* start RAW DATA *

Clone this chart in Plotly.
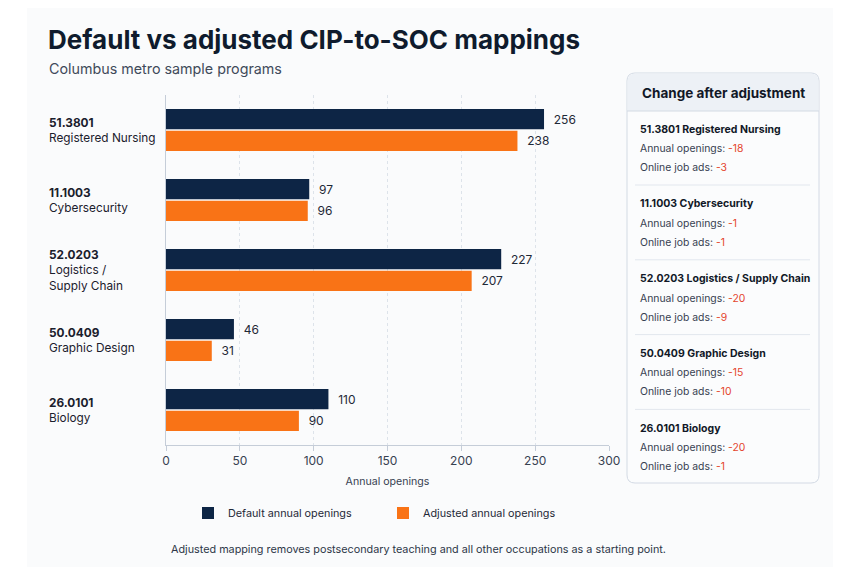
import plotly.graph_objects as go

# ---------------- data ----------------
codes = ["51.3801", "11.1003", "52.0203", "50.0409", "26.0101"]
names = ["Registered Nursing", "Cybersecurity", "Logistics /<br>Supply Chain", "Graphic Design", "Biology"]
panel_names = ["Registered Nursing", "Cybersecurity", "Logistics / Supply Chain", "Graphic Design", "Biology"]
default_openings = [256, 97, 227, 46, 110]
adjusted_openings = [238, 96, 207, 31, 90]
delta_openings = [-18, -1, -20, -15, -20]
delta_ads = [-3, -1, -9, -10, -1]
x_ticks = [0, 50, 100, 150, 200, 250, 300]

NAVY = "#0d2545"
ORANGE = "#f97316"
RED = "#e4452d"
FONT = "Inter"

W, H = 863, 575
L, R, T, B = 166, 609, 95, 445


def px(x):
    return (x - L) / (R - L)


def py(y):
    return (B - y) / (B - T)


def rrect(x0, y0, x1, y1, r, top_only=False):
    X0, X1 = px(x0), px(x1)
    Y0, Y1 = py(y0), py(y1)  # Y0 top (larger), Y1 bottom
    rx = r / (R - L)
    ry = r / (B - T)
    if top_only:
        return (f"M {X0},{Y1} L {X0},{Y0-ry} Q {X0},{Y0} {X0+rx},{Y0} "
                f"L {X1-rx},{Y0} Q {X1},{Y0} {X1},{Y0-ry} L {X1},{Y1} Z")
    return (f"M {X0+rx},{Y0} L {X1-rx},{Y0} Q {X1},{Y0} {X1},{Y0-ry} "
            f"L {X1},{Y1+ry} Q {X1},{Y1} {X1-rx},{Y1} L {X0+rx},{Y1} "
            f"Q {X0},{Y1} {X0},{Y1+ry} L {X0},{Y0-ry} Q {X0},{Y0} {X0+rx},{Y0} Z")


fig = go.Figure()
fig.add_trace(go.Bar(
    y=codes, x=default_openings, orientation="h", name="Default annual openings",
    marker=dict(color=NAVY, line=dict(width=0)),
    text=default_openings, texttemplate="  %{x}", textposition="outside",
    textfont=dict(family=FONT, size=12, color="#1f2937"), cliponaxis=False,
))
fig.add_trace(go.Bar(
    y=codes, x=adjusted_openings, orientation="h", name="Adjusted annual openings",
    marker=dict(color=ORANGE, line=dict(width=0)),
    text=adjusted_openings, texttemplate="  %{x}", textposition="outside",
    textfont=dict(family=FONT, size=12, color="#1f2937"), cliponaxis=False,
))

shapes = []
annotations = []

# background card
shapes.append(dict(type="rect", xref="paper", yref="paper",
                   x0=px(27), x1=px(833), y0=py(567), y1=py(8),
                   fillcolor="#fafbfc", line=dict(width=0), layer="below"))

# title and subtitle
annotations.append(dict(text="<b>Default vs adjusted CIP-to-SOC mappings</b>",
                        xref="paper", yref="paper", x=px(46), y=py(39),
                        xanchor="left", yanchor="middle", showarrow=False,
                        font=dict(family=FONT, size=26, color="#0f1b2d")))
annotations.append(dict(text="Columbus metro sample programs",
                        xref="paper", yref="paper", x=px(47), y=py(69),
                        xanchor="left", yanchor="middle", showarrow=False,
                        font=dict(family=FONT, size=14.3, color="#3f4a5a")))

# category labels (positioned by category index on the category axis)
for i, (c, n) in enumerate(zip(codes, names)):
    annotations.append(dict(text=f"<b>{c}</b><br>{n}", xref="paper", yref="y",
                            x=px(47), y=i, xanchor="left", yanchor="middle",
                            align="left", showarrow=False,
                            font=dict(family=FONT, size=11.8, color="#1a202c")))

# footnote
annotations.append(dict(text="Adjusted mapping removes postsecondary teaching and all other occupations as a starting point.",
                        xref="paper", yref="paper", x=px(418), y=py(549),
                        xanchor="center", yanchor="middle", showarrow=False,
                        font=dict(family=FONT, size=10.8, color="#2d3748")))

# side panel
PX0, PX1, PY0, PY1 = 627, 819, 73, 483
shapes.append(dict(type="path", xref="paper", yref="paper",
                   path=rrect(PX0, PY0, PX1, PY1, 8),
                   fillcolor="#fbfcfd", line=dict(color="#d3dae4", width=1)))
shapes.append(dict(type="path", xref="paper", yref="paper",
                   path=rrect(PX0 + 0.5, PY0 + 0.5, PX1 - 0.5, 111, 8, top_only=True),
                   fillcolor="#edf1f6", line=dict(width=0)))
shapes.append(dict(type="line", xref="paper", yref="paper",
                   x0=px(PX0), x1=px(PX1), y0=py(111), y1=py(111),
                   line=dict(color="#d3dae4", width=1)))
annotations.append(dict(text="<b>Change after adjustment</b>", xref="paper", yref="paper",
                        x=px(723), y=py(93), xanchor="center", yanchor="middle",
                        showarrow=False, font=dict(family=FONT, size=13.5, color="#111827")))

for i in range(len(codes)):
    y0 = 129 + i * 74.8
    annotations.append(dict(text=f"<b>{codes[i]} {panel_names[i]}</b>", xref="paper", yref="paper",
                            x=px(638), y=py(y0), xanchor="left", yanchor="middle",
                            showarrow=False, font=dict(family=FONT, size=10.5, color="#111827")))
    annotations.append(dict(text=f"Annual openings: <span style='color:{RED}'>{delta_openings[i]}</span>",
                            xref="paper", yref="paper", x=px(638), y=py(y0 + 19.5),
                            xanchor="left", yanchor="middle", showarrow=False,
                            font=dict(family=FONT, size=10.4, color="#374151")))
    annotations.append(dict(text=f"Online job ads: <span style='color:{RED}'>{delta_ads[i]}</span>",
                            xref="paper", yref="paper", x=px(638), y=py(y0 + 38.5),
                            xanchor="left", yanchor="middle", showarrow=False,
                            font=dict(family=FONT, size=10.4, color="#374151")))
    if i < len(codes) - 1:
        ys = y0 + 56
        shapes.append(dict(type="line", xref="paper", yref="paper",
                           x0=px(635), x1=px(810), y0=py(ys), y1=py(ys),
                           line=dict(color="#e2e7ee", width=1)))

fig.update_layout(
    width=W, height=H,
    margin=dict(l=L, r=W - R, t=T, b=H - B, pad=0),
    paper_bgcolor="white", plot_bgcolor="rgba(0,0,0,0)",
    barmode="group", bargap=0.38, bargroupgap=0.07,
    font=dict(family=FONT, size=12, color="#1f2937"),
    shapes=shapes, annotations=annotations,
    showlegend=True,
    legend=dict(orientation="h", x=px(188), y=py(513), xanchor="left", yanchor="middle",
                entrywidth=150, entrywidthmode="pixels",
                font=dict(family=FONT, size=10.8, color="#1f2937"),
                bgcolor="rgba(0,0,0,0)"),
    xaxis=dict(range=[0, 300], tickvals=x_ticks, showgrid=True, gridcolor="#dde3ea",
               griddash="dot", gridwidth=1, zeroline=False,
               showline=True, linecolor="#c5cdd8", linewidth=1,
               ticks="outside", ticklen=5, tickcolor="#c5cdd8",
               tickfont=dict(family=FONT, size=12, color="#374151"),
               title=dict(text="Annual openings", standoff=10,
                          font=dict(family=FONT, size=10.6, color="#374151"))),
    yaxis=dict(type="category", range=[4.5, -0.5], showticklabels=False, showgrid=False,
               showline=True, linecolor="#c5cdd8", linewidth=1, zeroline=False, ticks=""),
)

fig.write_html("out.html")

* end RAW DATA *

● EXERCISE DETAILS:
From start to finish, output the listing exactly, but omit its pictures.

● RESULT OF THE EXERCISE:
Clone this chart in Plotly.
import plotly.graph_objects as go

# ---------------- data ----------------
codes = ["51.3801", "11.1003", "52.0203", "50.0409", "26.0101"]
names = ["Registered Nursing", "Cybersecurity", "Logistics /<br>Supply Chain", "Graphic Design", "Biology"]
panel_names = ["Registered Nursing", "Cybersecurity", "Logistics / Supply Chain", "Graphic Design", "Biology"]
default_openings = [256, 97, 227, 46, 110]
adjusted_openings = [238, 96, 207, 31, 90]
delta_openings = [-18, -1, -20, -15, -20]
delta_ads = [-3, -1, -9, -10, -1]
x_ticks = [0, 50, 100, 150, 200, 250, 300]

NAVY = "#0d2545"
ORANGE = "#f97316"
RED = "#e4452d"
FONT = "Inter"

W, H = 863, 575
L, R, T, B = 166, 609, 95, 445


def px(x):
    return (x - L) / (R - L)


def py(y):
    return (B - y) / (B - T)


def rrect(x0, y0, x1, y1, r, top_only=False):
    X0, X1 = px(x0), px(x1)
    Y0, Y1 = py(y0), py(y1)  # Y0 top (larger), Y1 bottom
    rx = r / (R - L)
    ry = r / (B - T)
    if top_only:
        return (f"M {X0},{Y1} L {X0},{Y0-ry} Q {X0},{Y0} {X0+rx},{Y0} "
                f"L {X1-rx},{Y0} Q {X1},{Y0} {X1},{Y0-ry} L {X1},{Y1} Z")
    return (f"M {X0+rx},{Y0} L {X1-rx},{Y0} Q {X1},{Y0} {X1},{Y0-ry} "
            f"L {X1},{Y1+ry} Q {X1},{Y1} {X1-rx},{Y1} L {X0+rx},{Y1} "
            f"Q {X0},{Y1} {X0},{Y1+ry} L {X0},{Y0-ry} Q {X0},{Y0} {X0+rx},{Y0} Z")


fig = go.Figure()
fig.add_trace(go.Bar(
    y=codes, x=default_openings, orientation="h", name="Default annual openings",
    marker=dict(color=NAVY, line=dict(width=0)),
    text=default_openings, texttemplate="  %{x}", textposition="outside",
    textfont=dict(family=FONT, size=12, color="#1f2937"), cliponaxis=False,
))
fig.add_trace(go.Bar(
    y=codes, x=adjusted_openings, orientation="h", name="Adjusted annual openings",
    marker=dict(color=ORANGE, line=dict(width=0)),
    text=adjusted_openings, texttemplate="  %{x}", textposition="outside",
    textfont=dict(family=FONT, size=12, color="#1f2937"), cliponaxis=False,
))

shapes = []
annotations = []

# background card
shapes.append(dict(type="rect", xref="paper", yref="paper",
                   x0=px(27), x1=px(833), y0=py(567), y1=py(8),
                   fillcolor="#fafbfc", line=dict(width=0), layer="below"))

# title and subtitle
annotations.append(dict(text="<b>Default vs adjusted CIP-to-SOC mappings</b>",
                        xref="paper", yref="paper", x=px(46), y=py(39),
                        xanchor="left", yanchor="middle", showarrow=False,
                        font=dict(family=FONT, size=26, color="#0f1b2d")))
annotations.append(dict(text="Columbus metro sample programs",
                        xref="paper", yref="paper", x=px(47), y=py(69),
                        xanchor="left", yanchor="middle", showarrow=False,
                        font=dict(family=FONT, size=14.3, color="#3f4a5a")))

# category labels (positioned by category index on the category axis)
for i, (c, n) in enumerate(zip(codes, names)):
    annotations.append(dict(text=f"<b>{c}</b><br>{n}", xref="paper", yref="y",
                            x=px(47), y=i, xanchor="left", yanchor="middle",
                            align="left", showarrow=False,
                            font=dict(family=FONT, size=11.8, color="#1a202c")))

# footnote
annotations.append(dict(text="Adjusted mapping removes postsecondary teaching and all other occupations as a starting point.",
                        xref="paper", yref="paper", x=px(418), y=py(549),
                        xanchor="center", yanchor="middle", showarrow=False,
                        font=dict(family=FONT, size=10.8, color="#2d3748")))

# side panel
PX0, PX1, PY0, PY1 = 627, 819, 73, 483
shapes.append(dict(type="path", xref="paper", yref="paper",
                   path=rrect(PX0, PY0, PX1, PY1, 8),
                   fillcolor="#fbfcfd", line=dict(color="#d3dae4", width=1)))
shapes.append(dict(type="path", xref="paper", yref="paper",
                   path=rrect(PX0 + 0.5, PY0 + 0.5, PX1 - 0.5, 111, 8, top_only=True),
                   fillcolor="#edf1f6", line=dict(width=0)))
shapes.append(dict(type="line", xref="paper", yref="paper",
                   x0=px(PX0), x1=px(PX1), y0=py(111), y1=py(111),
                   line=dict(color="#d3dae4", width=1)))
annotations.append(dict(text="<b>Change after adjustment</b>", xref="paper", yref="paper",
                        x=px(723), y=py(93), xanchor="center", yanchor="middle",
                        showarrow=False, font=dict(family=FONT, size=13.5, color="#111827")))

for i in range(len(codes)):
    y0 = 129 + i * 74.8
    annotations.append(dict(text=f"<b>{codes[i]} {panel_names[i]}</b>", xref="paper", yref="paper",
                            x=px(638), y=py(y0), xanchor="left", yanchor="middle",
                            showarrow=False, font=dict(family=FONT, size=10.5, color="#111827")))
    annotations.append(dict(text=f"Annual openings: <span style='color:{RED}'>{delta_openings[i]}</span>",
                            xref="paper", yref="paper", x=px(638), y=py(y0 + 19.5),
                            xanchor="left", yanchor="middle", showarrow=False,
                            font=dict(family=FONT, size=10.4, color="#374151")))
    annotations.append(dict(text=f"Online job ads: <span style='color:{RED}'>{delta_ads[i]}</span>",
                            xref="paper", yref="paper", x=px(638), y=py(y0 + 38.5),
                            xanchor="left", yanchor="middle", showarrow=False,
                            font=dict(family=FONT, size=10.4, color="#374151")))
    if i < len(codes) - 1:
        ys = y0 + 56
        shapes.append(dict(type="line", xref="paper", yref="paper",
                           x0=px(635), x1=px(810), y0=py(ys), y1=py(ys),
                           line=dict(color="#e2e7ee", width=1)))

fig.update_layout(
    width=W, height=H,
    margin=dict(l=L, r=W - R, t=T, b=H - B, pad=0),
    paper_bgcolor="white", plot_bgcolor="rgba(0,0,0,0)",
    barmode="group", bargap=0.38, bargroupgap=0.07,
    font=dict(family=FONT, size=12, color="#1f2937"),
    shapes=shapes, annotations=annotations,
    showlegend=True,
    legend=dict(orientation="h", x=px(188), y=py(513), xanchor="left", yanchor="middle",
                entrywidth=150, entrywidthmode="pixels",
                font=dict(family=FONT, size=10.8, color="#1f2937"),
                bgcolor="rgba(0,0,0,0)"),
    xaxis=dict(range=[0, 300], tickvals=x_ticks, showgrid=True, gridcolor="#dde3ea",
               griddash="dot", gridwidth=1, zeroline=False,
               showline=True, linecolor="#c5cdd8", linewidth=1,
               ticks="outside", ticklen=5, tickcolor="#c5cdd8",
               tickfont=dict(family=FONT, size=12, color="#374151"),
               title=dict(text="Annual openings", standoff=10,
                          font=dict(family=FONT, size=10.6, color="#374151"))),
    yaxis=dict(type="category", range=[4.5, -0.5], showticklabels=False, showgrid=False,
               showline=True, linecolor="#c5cdd8", linewidth=1, zeroline=False, ticks=""),
)

fig.write_html("out.html")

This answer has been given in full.